Last Stand recently joined National Parks Conservation Association and several other not-for-profit organizations in submitting comments to the U.S. Nuclear Regulatory Commission regarding Florida Power and Light’s request to extend the license to operate Units 3 & 4 at Turkey Point. The letter requests particular emphasis in the National Environmental Policy Act review process to Turkey Point’s close proximity to National Parks and protected areas, the problems currently experienced with operating the cooling canal system and the location’s vulnerability to sea level rise and storm surge.

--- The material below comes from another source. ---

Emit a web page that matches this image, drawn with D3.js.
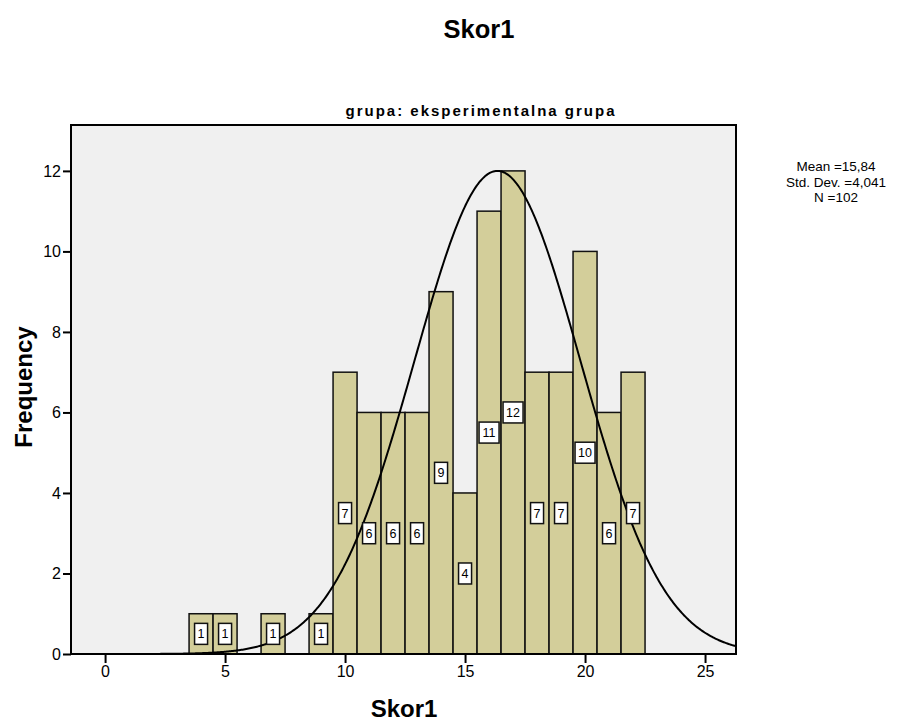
<!DOCTYPE html>
<html>
<head>
<meta charset="utf-8">
<script src="https://cdn.jsdelivr.net/npm/d3@7"></script>
<style>
  body { margin: 0; background: #fff; }
  text { font-family: Arial, "Liberation Sans", sans-serif; }
</style>
</head>
<body>
<svg></svg>
<script>
// histogram data
let bins = [4, 5, 7, 9, 10, 11, 12, 13, 14, 15, 16, 17, 18, 19, 20, 21, 22]
let counts = [1, 1, 1, 1, 7, 6, 6, 6, 9, 4, 11, 12, 7, 7, 10, 6, 7]
let xTicks = [0, 5, 10, 15, 20, 25]
let yTicks = [0, 2, 4, 6, 8, 10, 12]
let statLines = ["Mean =15,84", "Std. Dev. =4,041", "N =102"]

// normal curve as drawn
let curveCenter = 16.35
let curveSd = 3.46
let curvePeak = 12

let width = 919
let height = 722
let plotLeft = 71, plotRight = 736, plotTop = 125, plotBottom = 654

let svg = d3.select("svg").attr("width", width).attr("height", height)

let xScale = d3.scaleLinear().domain([-1.42, 26.29]).range([plotLeft, plotRight])
let yScale = d3.scaleLinear().domain([0, 13.14]).range([plotBottom, plotTop])

// plot background
svg.append("rect")
    .attr("x", plotLeft).attr("y", plotTop)
    .attr("width", plotRight - plotLeft).attr("height", plotBottom - plotTop)
    .attr("fill", "#f0f0f0")

// bars
svg.selectAll(".bar")
    .data(bins)
    .enter()
    .append("rect")
    .attr("class", "bar")
    .attr("x", (d) => xScale(d - 0.5))
    .attr("width", xScale(1) - xScale(0))
    .attr("y", (d, i) => yScale(counts[i]))
    .attr("height", (d, i) => plotBottom - yScale(counts[i]))
    .attr("fill", "#d3ce9a")
    .attr("stroke", "#111")
    .attr("stroke-width", 1.5)

// normal curve
let curveXs = d3.range(-1.42, 26.3, 0.05)
let line = d3.line()
    .x((d) => xScale(d))
    .y((d) => yScale(curvePeak * Math.exp(-Math.pow(d - curveCenter, 2) / (2 * curveSd * curveSd))))
svg.append("path")
    .datum(curveXs)
    .attr("d", line)
    .attr("fill", "none")
    .attr("stroke", "#000")
    .attr("stroke-width", 2)

// count labels
let labels = svg.selectAll(".lab")
    .data(bins)
    .enter()
    .append("g")
    .attr("class", "lab")
    .attr("transform", (d, i) => "translate(" + xScale(d) + "," + yScale(counts[i] / 2) + ")")

labels.append("rect")
    .attr("x", (d, i) => counts[i] >= 10 ? -10 : -6.5)
    .attr("y", -10.5)
    .attr("width", (d, i) => counts[i] >= 10 ? 20 : 13)
    .attr("height", 21)
    .attr("fill", "#fff")
    .attr("stroke", "#111")
    .attr("stroke-width", 1.5)

labels.append("text")
    .attr("text-anchor", "middle")
    .attr("dy", "0.36em")
    .attr("font-size", 12.5)
    .text((d, i) => counts[i])

// frame
svg.append("rect")
    .attr("x", plotLeft).attr("y", plotTop)
    .attr("width", plotRight - plotLeft).attr("height", plotBottom - plotTop)
    .attr("fill", "none")
    .attr("stroke", "#000")
    .attr("stroke-width", 2)

// axes
let xAxis = d3.axisBottom(xScale).tickValues(xTicks).tickSize(9).tickPadding(3).tickSizeOuter(0)
let yAxis = d3.axisLeft(yScale).tickValues(yTicks).tickSize(8).tickPadding(2).tickSizeOuter(0)

let gx = svg.append("g")
    .attr("transform", "translate(0," + plotBottom + ")")
    .call(xAxis)
let gy = svg.append("g")
    .attr("transform", "translate(" + plotLeft + ",0)")
    .call(yAxis)

for (let g of [gx, gy]) {
    g.select(".domain").remove()
    g.selectAll("line").attr("stroke", "#000").attr("stroke-width", 2)
    g.selectAll("text").attr("font-size", 16).attr("fill", "#000")
        .style("font-family", "Arial, 'Liberation Sans', sans-serif")
}

// titles
svg.append("text")
    .attr("x", 479).attr("y", 38)
    .attr("text-anchor", "middle")
    .attr("font-size", 25.5).attr("font-weight", "bold")
    .text("Skor1")

svg.append("text")
    .attr("x", 481).attr("y", 116)
    .attr("text-anchor", "middle")
    .attr("font-size", 15).attr("font-weight", "bold")
    .attr("letter-spacing", 2)
    .text("grupa: eksperimentalna grupa")

svg.append("text")
    .attr("x", 404).attr("y", 717)
    .attr("text-anchor", "middle")
    .attr("font-size", 24).attr("font-weight", "bold")
    .text("Skor1")

svg.append("text")
    .attr("transform", "translate(32,387) rotate(-90)")
    .attr("text-anchor", "middle")
    .attr("font-size", 24).attr("font-weight", "bold")
    .text("Frequency")

// statistics box
svg.append("g")
    .selectAll("text")
    .data(statLines)
    .enter()
    .append("text")
    .attr("x", 836)
    .attr("y", (d, i) => 171 + i * 15.5)
    .attr("text-anchor", "middle")
    .attr("font-size", 13.5)
    .text((d) => d)
</script>
</body>
</html>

The full text of the letter follows:

On behalf of the undersigned environmental organizations and our millions of members and supporters throughout the country, we thank you for the opportunity to provide comments as part of the scoping process for the Turkey Point Nuclear Plant Units 3 & 4 Subsequent License Renewal application, Nuclear Regulatory Commission (NRC) Docket ID NRC-2018-0101. We are committed to ensuring the protection of our water resources, national parks, and broader ecosystem health from harmful environmental impacts associated with the current and future operations of Turkey Point Nuclear Power Plant. As part of the National Environmental Policy Act (NEPA) review process, we strongly urge you to conduct an in-depth analysis of the environmental impacts associated with the continued operation of Turkey Point’s Units 3 & 4 on pollution emanating from the facility’s cooling canal system (CCS) and the plant’s vulnerability to sea level rise and storm events.
Turkey Point is located in close proximity to a number of protected areas, including the Biscayne Bay Aquatic Preserve, Crocodile Lake National Wildlife Refuge, Florida Keys National Marine Sanctuary, and two national parks. West of Turkey Point is Everglades National Park, recognized as a UNESCO World Heritage Site and an International Biosphere Reserve. Biscayne National Park, located directly east of Turkey Point, is one of our largest marine national parks, and home to incredible biodiversity and important marine and wetland habitat. Not only do these areas protect our environment, they are also hugely important to the local economy. In 2017, Biscayne and Everglades National Parks generated nearly $183 million of economic output from almost 1.5 million visitors. Our organizations have a strong interest in protecting the health of South Florida’s environment and therefore urge you to include a thorough examination of any environmental impacts to these natural areas that may arise from the Subsequent License Renewal of Turkey Point Units 3 & 4.
Turkey Point is unique among nuclear power plants in that it uses an unlined system of cooling canals to cool water from plant operations. Over the years, hypersaline water has seeped from the CCS into the underlying Biscayne Aquifer, generating a hypersaline plume of water that is spreading west towards our wellfields and east under Biscayne National Park. CCS water containing high levels of nutrients has also been detected in the surfaces waters of Biscayne Bay. The addition of excess nutrients into the nutrient-limited waters of Biscayne Bay and Biscayne National Park has the potential to stimulate algal growth, which could lead to toxic algal blooms. Maintaining the health of South Florida’s waters is critical to ensuring the future of our environment and our communities and CCS pollution must be addressed over the long-term. Accordingly, we strongly urge you to include an in-depth analysis of the environmental impacts of the continued operation of Units 3 & 4 and the CCS in the NEPA review process.
Turkey Point’s geographic location makes it particularly susceptible to sea level rise and storm surge impacts. The plant is situated on a low-lying peninsula, bordered by Biscayne Bay to the east and the Everglades to the west. Under the most optimistic scenario provided by U.S. Army Corps of Engineers projections, the plant and aspects of the CCS will be inundated by the year 2040 – 12 years before the end of the proposed reactor license extension. We urge you to consider these sea level rise projections, and more conservative projections such as those from the National Oceanic and Atmospheric Administration, analyzing best- and worst-case scenarios for sea level rise through 2053. Furthermore, we ask that you evaluate the cumulative environmental impacts of sea level rise projections and CCS hydrologic connectivity with the Biscayne Aquifer and Biscayne Bay. Finally, in consideration of the Subsequent License Renewal, we urge you to analyze increased vulnerability of Units 3 & 4 and ancillary facilities to storm surge resulting from sea level rise.
In the interest of protecting the health and integrity of our valuable natural resources, limited water supplies, and national parks, we strongly urge you to thoroughly analyze the aforementioned environmental impacts as part of the NEPA review process.